Using Monte Carlo–simulated data, this project applies machine learning to classify events as either signal (1) or background (0).


Implementation Steps

Data

  • Dataset: UCI HIGGS Dataset
  • Size: ~11 million instances generated via Monte Carlo simulations.
  • Features: 29 total — first column = binary label (1 = signal, 0 = background), 28 physics-based features.

Exploratory Data Analysis (EDA)

Key analyses performed:

  • Checked for missing values and class imbalance.
  • Visualized feature correlations to identify redundancy.
  • Identified and managed outliers using the 3×IQR rule (less aggressive, preserving more data).
  • Noted strong correlation pairs like m_wbbm_wwbb and m_jjm_jjj.

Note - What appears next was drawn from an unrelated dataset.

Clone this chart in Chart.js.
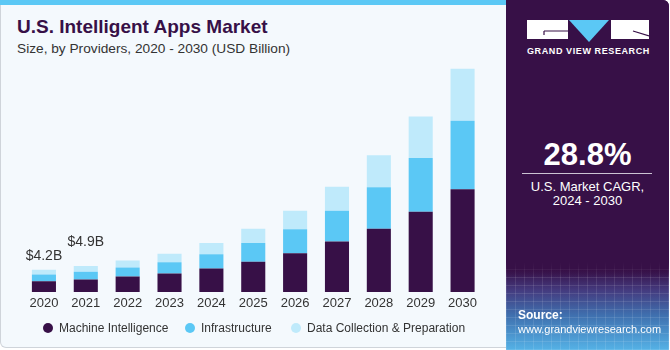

Feature reduction: Removed m_wbb and m_jjj to prevent redundancy.


Data Preprocessing

  • Removed correlated features (to avoid multicollinearity).
  • Handled outliers (3×IQR trimming).
  • Addressed class imbalance using SMOTE (Synthetic Minority Over-sampling Technique).
  • Normalized using cuML’s GPU-based standard scaler for better convergence and accuracy.
  • Saved processed datasets for reuse and rapid model training.

Models

Three machine learning models were trained and compared:

Model Description Accelerator
Logistic Regression Linear baseline classifier GPU/CPU
Random Forest Ensemble model with bootstrapped decision trees GPU/CPU
XGBoost Gradient-boosted trees (best-performing) GPU (gpu_hist)

Experiments

Grid Search & Tuning

A grid search was used for hyperparameter tuning to achieve optimal performance.

  • Logistic Regression: Tested on CPU & GPU — similar accuracy, but GPU 3× faster ⏩.
  • Random Forest: Tuned n_estimators and max_depth; balanced accuracy and computational load.
  • XGBoost: Trained with and without normalization — normalization significantly improved stability and AUC.

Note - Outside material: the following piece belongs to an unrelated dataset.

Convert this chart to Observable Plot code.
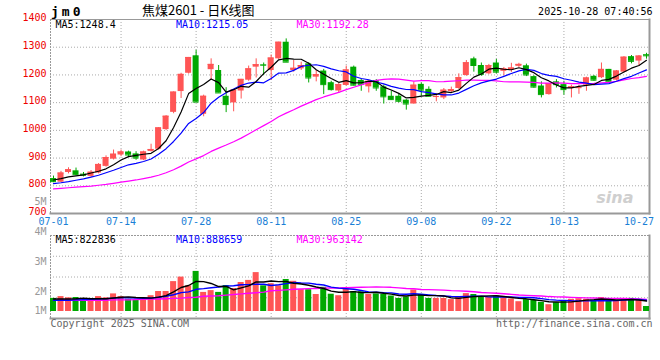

Principal Component Analysis (PCA)

  • Applied PCA to explore dimensionality reduction.
  • Re-trained models on reduced feature sets.
  • PCA preserved ~95% variance with 18 components — slight drop in accuracy but faster training time.
  • XGBoost maintained top performance even with reduced dimensions.

Testing and Model Selection

After multiple experiments, Logistic Regression was dropped due to underperformance.

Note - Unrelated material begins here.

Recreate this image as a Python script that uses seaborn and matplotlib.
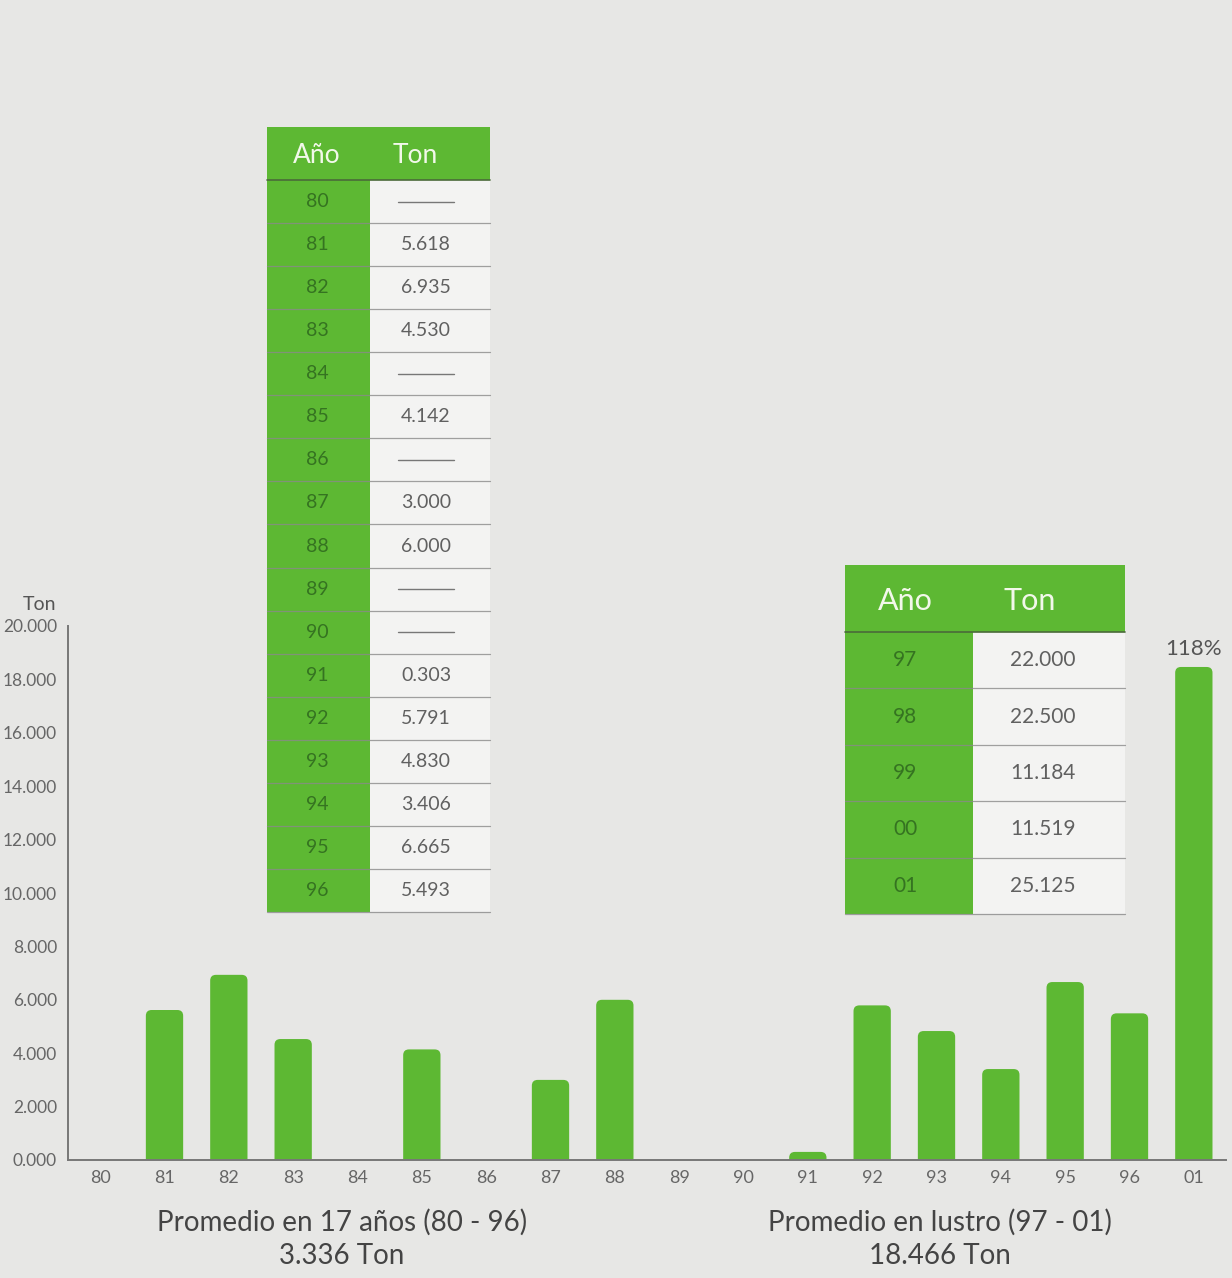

Model Accuracy Precision Recall Specificity F1-Score AUC Training Time (s)
Logistic Regression 0.61 0.61 0.61 0.62 0.69 0.73 52
Random Forest 0.73 0.74 0.72 0.73 0.73 0.80 176
XGBoost (Selected) 0.74 0.75 0.73 0.74 0.74 0.82 132

XGBoost outperformed all models, particularly in precision and AUC, making it the most suitable model for Higgs boson process classification.

The trained XGBoost model is saved in:xgb.v1.model


Conclusion

This project demonstrates the effectiveness of GPU-based ML in high-energy physics for Higgs boson process classification.

Key achievements:

  • Accelerated training with Google Colab (T4 GPU).
  • Efficient handling of an 11M-row dataset using RAPIDS-based and GPU-enhanced libraries.
  • Rigorous preprocessing pipeline (outlier handling, normalization, feature reduction).
  • XGBoost achieved the best accuracy (74%) and AUC (0.82) — recommended model for deployment.

Tools & Libraries

  • Python 3.10
  • Google Colab (NVIDIA T4 GPU)
  • RAPIDS cuML/cuDF
  • XGBoost (GPU gpu_hist mode)
  • scikit-learn
  • pandas, matplotlib, seaborn
  • imbalanced-learn (SMOTE)

References

  1. UCI Machine Learning Repository — HIGGS Dataset.
  2. RAPIDS Framework — https://rapids.ai.
  3. XGBoost Documentation — https://xgboost.readthedocs.io.
  4. CERN Open Data Portal — https://opendata.cern.ch.

Summary

Final Recommendation:
Use XGBoost (GPU-accelerated) as the primary classifier for Higgs boson process discrimination.
Achieved 74% accuracy and AUC = 0.82 on the test dataset — with superior inference speed and stability on GPU compared to CPU models. ⚡

“GPU computing has transformed theoretical physics from hours to minutes — accelerating discovery itself.”

About

This repository contains a GPU-first, end-to-end workflow for discriminating Higgs-boson signal events from background events using the UCI HIGGS dataset. The pipeline supports GPU-accelerated preprocessing and training. Models in this project were trained on Google Colab (NVIDIA T4 GPU, 16 GB).